Summary of this article
Labour Code 2025 expands ESIC benefits by redefining wages, not raising ceilings.
Split salary structures now pull more employees into ESIC healthcare coverage.
Employers face higher compliance as allowances get counted as statutory wages.
Wider ESIC eligibility improves medical and income security for organised workers.
The Employees' State Insurance Corporation (ESIC) benefits are expected to extend to a significantly larger group of employees with the implementation of the Labour Code 2025, widening access to healthcare and income support for workers and their families, according to a recent report by The Economic Times. The expansion does not come from a hike in the wage ceiling but from a quiet yet important change in how wages are defined for social security purposes.
For years, many salaried employees remained outside ESIC coverage because their basic pay was kept artificially low, with the rest of the salary paid through allowances and variable components.
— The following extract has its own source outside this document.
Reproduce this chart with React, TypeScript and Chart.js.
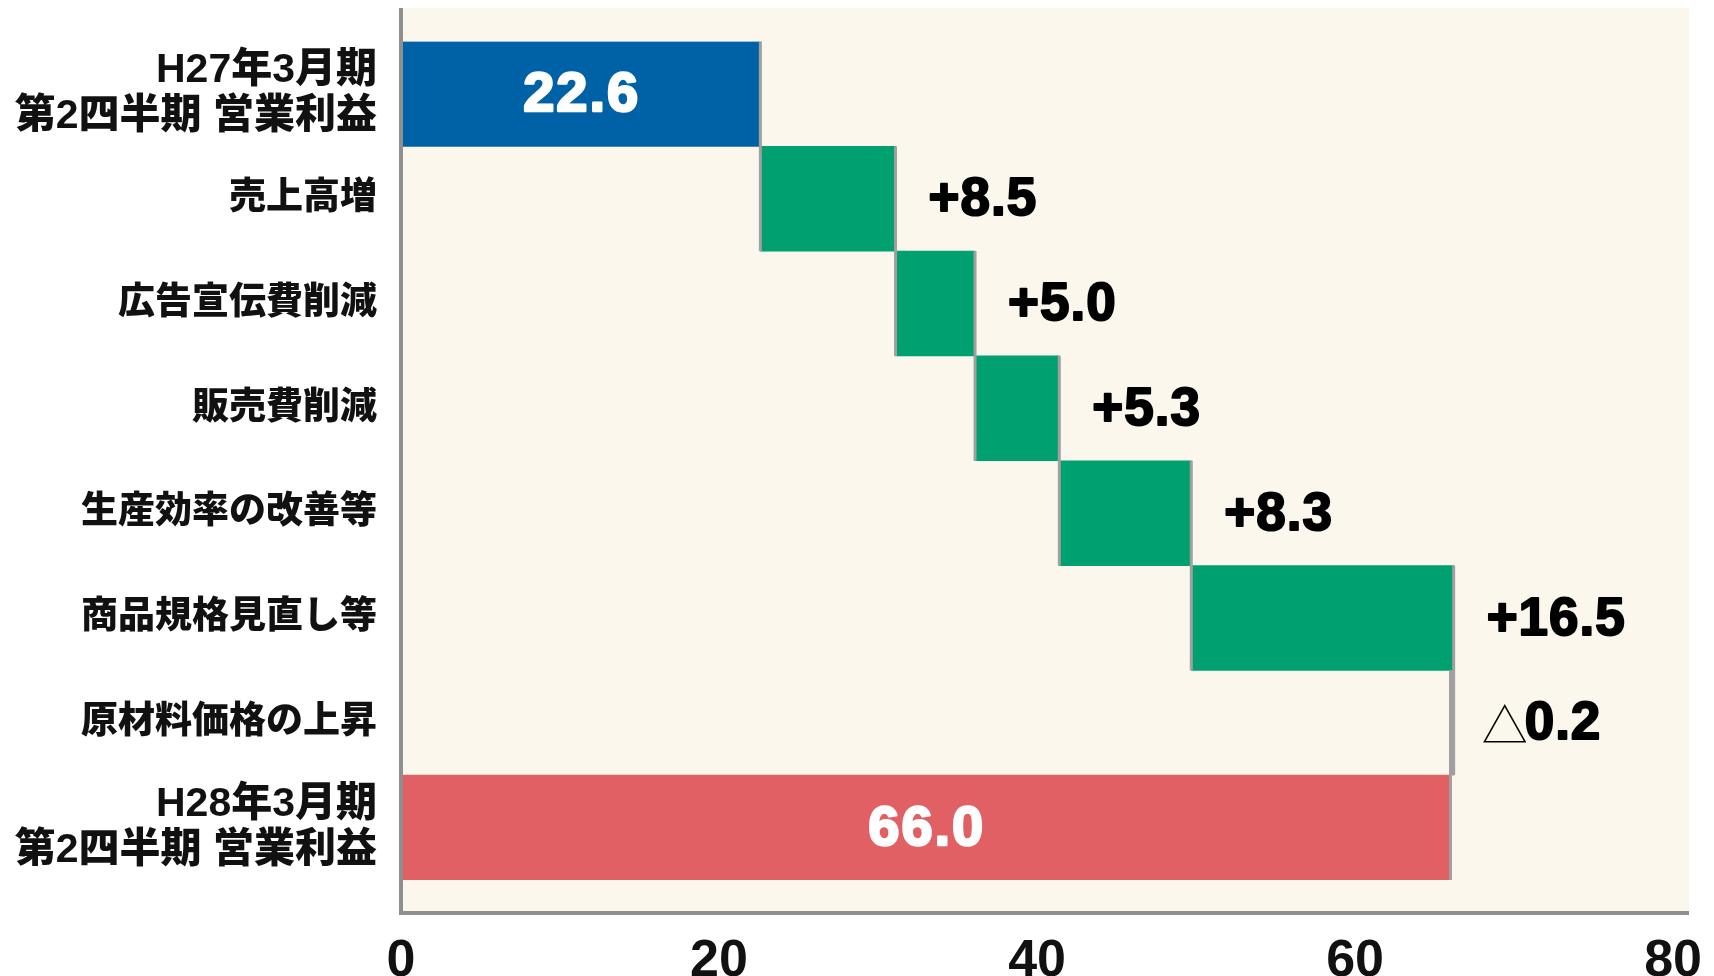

While this helped employers reduce statutory outgo, it also meant employees earning stable incomes were excluded from social security benefits. The new labour code seeks to address this imbalance. Under the revised framework, if allowances and other components exceed a specified proportion of total pay, the excess is treated as wages. This adjustment alone is expected to bring a sizeable number of employees within the ESIC net.
Wider Eligibility Without Raising The Wage Ceiling
The revised wage definition is likely to affect employees across sectors such as manufacturing, services, retail, hospitality, and logistics, where split salary structures are common. Many workers who were earlier outside the scheme despite working in organised establishments may now become eligible for coverage under the Employees’ State Insurance Corporation.
Once enrolled, employees gain access to medical treatment at ESIC hospitals and empanelled facilities, along with cash benefits during periods of illness. Women employees are entitled to maternity benefits, while those who suffer employment-related injuries can receive disability compensation. In the event of a worker’s death due to a work-related cause, dependents are eligible for financial support. For families with limited savings, these benefits can provide critical protection during health or income shocks.
Employers Face Fresh Compliance Requirements
From an employer’s perspective, the expanded ESIC coverage means payroll structures can no longer be viewed purely from a cost-optimisation lens. Companies will need to review salary break-ups, identify employees who now qualify for ESIC, and ensure timely registration and contribution. Human resources and payroll teams may need to update systems and processes to align with the revised wage rules.
Labour specialists note that delays or gaps in compliance could result in penalties and retrospective contribution demands. Employees who later discover they were eligible but not enrolled may also raise disputes, particularly when benefits are denied at the time of need.
Implications Beyond Traditional Employment
The Labour Code 2025 also formally recognises gig and platform workers within the broader social security framework. While ESIC coverage does not automatically extend to this group, the recognition creates space for future schemes aimed at providing health and income protection to non-traditional workers. This is particularly relevant as platform-based work continues to grow across urban and semi-urban India.
A Gradual But Meaningful Shift
By redefining wages instead of increasing thresholds, the new labour code aims to close long-standing gaps in worker protection. As ESIC coverage expands, more households are likely to gain access to affordable healthcare and income support. For employees, checking eligibility under the new rules becomes essential. For employers, early alignment with the revised framework may help avoid compliance risks as enforcement gathers pace.